If a statement must be embedded that does NOT end with a colon (e.g., an assignment statement), then a Python comment MUST terminate its line; conversely, such comments are NOT allowed on the kind of statements most often embedded (if, else, for, while) -- _their_ lines must terminate with their ':' (optionally followed by whitespace). This peculiarity is due to the somewhat tricky technique used in YAPTU's implementation: embedded statements (with their continuations) are exec'd with _recursive calls to yaptu's copyblock function_ substituted in place of the blocks of template-text they contain, taking advantage of the fact that such a single-statement "suite" can be placed on the same line as the controlling statement, right after the colon, and this avoids any whitespace-issue (yaptu does NOT rely on whitespace to discern embedded-statement structure, but on the explicit statement/continuation/end markers!).
Net of comments, whitespace, and docstrings, YAPTU is just 50 source-lines of code, but rather a lot happens within that small compass. Instances of the _nevermatch auxiliary class are used in lieu of regular-expression objects that are passed in as 'None' -- their polymorphism with compiled-re objects (regarding the only two methods of the latter that yaptu uses, .sub and .match) saves quite a few tests in the main body of code, and simplifies it -- a good general idiom to keep in mind.
An instance of the 'copier' class has a certain amount of state, besides the relevant compiled-re's (or nevermatch instances) and the output file-like object being used (the latter need only implement method .write), that is held in two dictionary attributes -- self.globals, the dictionary that was originally passed in for expression-substitution, and self.locals, another dictionary which is used as the local-namespace for all of yaptu's exec and eval uses. Two internal-use-only items in self.locals, in particular (with names starting with _) indicate the block of template-text being 'copied' (a sequence of lines, each ending in a '\n'), at key '_bl', and the bound-method that performs the copying, self.copyblock, at key '_cb'.

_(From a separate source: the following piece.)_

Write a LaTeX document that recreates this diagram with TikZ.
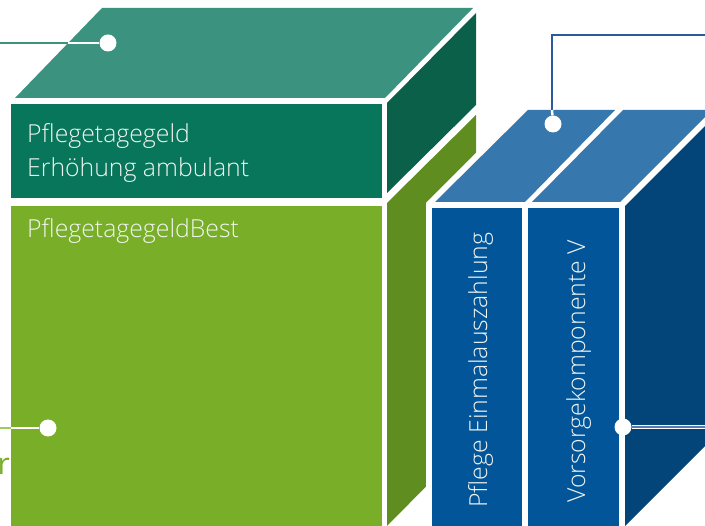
\documentclass[tikz,border=0pt]{standalone}
\usepackage{fontspec}
\IfFontExistsTF{Open Sans Light}{\setmainfont{Open Sans Light}}{\setmainfont{Open Sans}}
\newfontfamily\regfont{Open Sans}
\definecolor{gtop}{HTML}{3B937F}
\definecolor{gfront}{HTML}{08765B}
\definecolor{gright}{HTML}{0A6049}
\definecolor{lfront}{HTML}{78AE28}
\definecolor{lright}{HTML}{5F8D20}
\definecolor{btop}{HTML}{3677AD}
\definecolor{bfront}{HTML}{03559A}
\definecolor{bright}{HTML}{034579}
\definecolor{bline}{HTML}{2A5A9B}
\definecolor{lline}{HTML}{9CCB5E}
\definecolor{txt}{HTML}{F0F4F0}
\begin{document}
\begin{tikzpicture}[x=1pt,y=-1pt,
  lbl/.style={text=txt, inner sep=0pt, font=\fontsize{24.8}{28}\selectfont},
  dot/.style={circle, fill=white, inner sep=0pt, minimum size=17pt},
  wline/.style={white, line width=2.5pt}]
\useasboundingbox (0,0) rectangle (705,526);
\clip (0,0) rectangle (705,526);
% green cube
\fill[gtop] (15,98) -- (385,98) -- (473,8) -- (102,8) -- cycle;
\fill[gright] (387,103) -- (476,13) -- (476,105) -- (387,193) -- cycle;
\fill[lright] (387,203) -- (476,115) -- (476,436) -- (387,526) -- cycle;
\fill[gfront] (11,104) rectangle (382,198);
\fill[lfront] (11,206) rectangle (382,530);
% halo of blue cube
\fill[white] (426,530) -- (426,203) -- (530,99) -- (720,99) -- (720,530) -- cycle;
% blue cube
\fill[btop] (435,202) -- (525,202) -- (615,110) -- (528,110) -- cycle;
\fill[btop] (532,202) -- (620,202) -- (712,110) -- (623,110) -- cycle;
\fill[bright] (625,206) -- (715,116) -- (715,436) -- (625,526) -- cycle;
\fill[bfront] (432,208) rectangle (522,530);
\fill[bfront] (528,208) rectangle (619,530);
% texts
\node[lbl, anchor=base west] (t1) at (27,143) {Pflegetagegeld};
\node[lbl, anchor=base west] (t2) at (27,177) {Erhöhung ambulant};
\node[lbl, anchor=base west] (t3) at (27,238) {PflegetagegeldBest};
\node[lbl, anchor=base west, rotate=90] (t4) at (487,508) {Pflege Einmalauszahlung};
\node[lbl, anchor=base west, rotate=90] (t5) at (585,503) {Vorsorgekomponente V};
\node[anchor=base west, inner sep=0pt, text=lfront, font=\regfont\fontsize{30}{30}\selectfont] (r) at (-2.5,475) {r};
% dots
\node[dot] (d1) at (108,43) {};
\node[dot] (d2) at (48,428) {};
\node[dot] (d3) at (553,124) {};
\node[dot] (d4) at (623,427) {};
% connectors
\coordinate (e1) at (0,43); \coordinate (f1) at (68,43);
\draw[gtop, line width=1.3pt] (e1) -- (f1);
\draw[wline] (f1) -- (d1);
\coordinate (e2) at (0,428); \coordinate (f2) at (11,428);
\draw[lline, line width=1.3pt] (e2) -- (f2);
\draw[wline] (f2) -- (d2);
\coordinate (f3) at (552,110); \coordinate (g3) at (552,35); \coordinate (e3) at (705,35);
\draw[bline, line width=1.5pt] (f3) -- (g3) -- (e3);
\draw[wline] (f3) -- (d3);
\coordinate (e4) at (705,427);
\draw[white, line width=4.5pt] (d4) -- (e4);
\draw[bline!80!white, line width=1.3pt] (d4) -- (e4);
\end{tikzpicture}
\end{document}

Holding these two pieces of state in self.locals items is not quaint personal usage -- it's part of the key to yaptu's workings, since self.locals is what is guaranteed to be made available to the code that yaptu exec's (self.globals, too, but yaptu does NOT dirty THAT dictionary -- it is owned by its caller!). Since .copyblock must be recursive (the simplest way to ensure no nesting limitations), it is important that nested recursive calls be always able to further recurse, if needed, through their exec statements! Access to _bl is similarly necessary -- .copyblock only takes as arguments the line _indices_ inside _bl that a given recursive call is processing (in the usual form -- index of first line to process, index of first following line to AVOID processing; i.e., lower-bound-included, upper-bound-excluded, as everywhere in Python).
copyblock's 32 SLOCs are the heart of YAPTU. The repl nested function is the one that is passed to the .sub method of compiled RE objects to get the text to be used for each expression substitution -- it uses eval on the expression string, and str() on the result to ensure it, too, is turned back into a string. Most of copyblock is a simple while loop that examines relevant block lines from the start; when it doesn't match a statement-start RE, it copies the line out to the output file-object, with substitutions; when it does match statement-start, it enters a smaller nested-loop looking for statement continuations and statement-end (with proper accounting for nesting-levels, of course!). As it goes, it builds up in local variable 'stat' a string, with the original statement [and possibly its continuations at the same nesting-level] followed by a recursive call to _cb(i,j) right after each semicolon [with newlines as separators between continuations, if any]. Lastly, 'stat' gets passed to the exec statement; the nested loop terminates, and the main loop resumes from right after the embedded-statement just processed. Note that the exec-statement will inevitably invoke copyblock recursively, but that does not disturb the loops' state [based on local variables unoriginally named i and j, since they are loop-counters and indices on the _bl list...], thanks to perfectly normal recursive-invocation mechanisms.
Are the slightly-tricky subtleties in yaptu justified -- or does it violate the Prime Directive, to "do the simplest thing that can possibly work"? I lean towards the former opinion -- that there is no _gratuitous_ subtlety in yaptu, that it uses the minimal amount of trickiness compatible with doing its job sensibly -- its job being to supply a reusable templating utility, flexible, effective, and small, for a variety of actual and potential uses; I can be biased, but I can see no _substantial_ simplification that could be made for the sake of clarity without impairing functionality. However, your comments (and proposed rewrites!) are welcome, of course!
Late-breaking additions: all expressions and statements may now be "preprocessed" by passing an optional callable "preproc" when creating the copier -- default is no preprocessing. Exceptions in expressions (only) may be handled by passing an optional callable "handle" (default is re-raising the exception, which terminates YAPTU's processing and propagates outwards).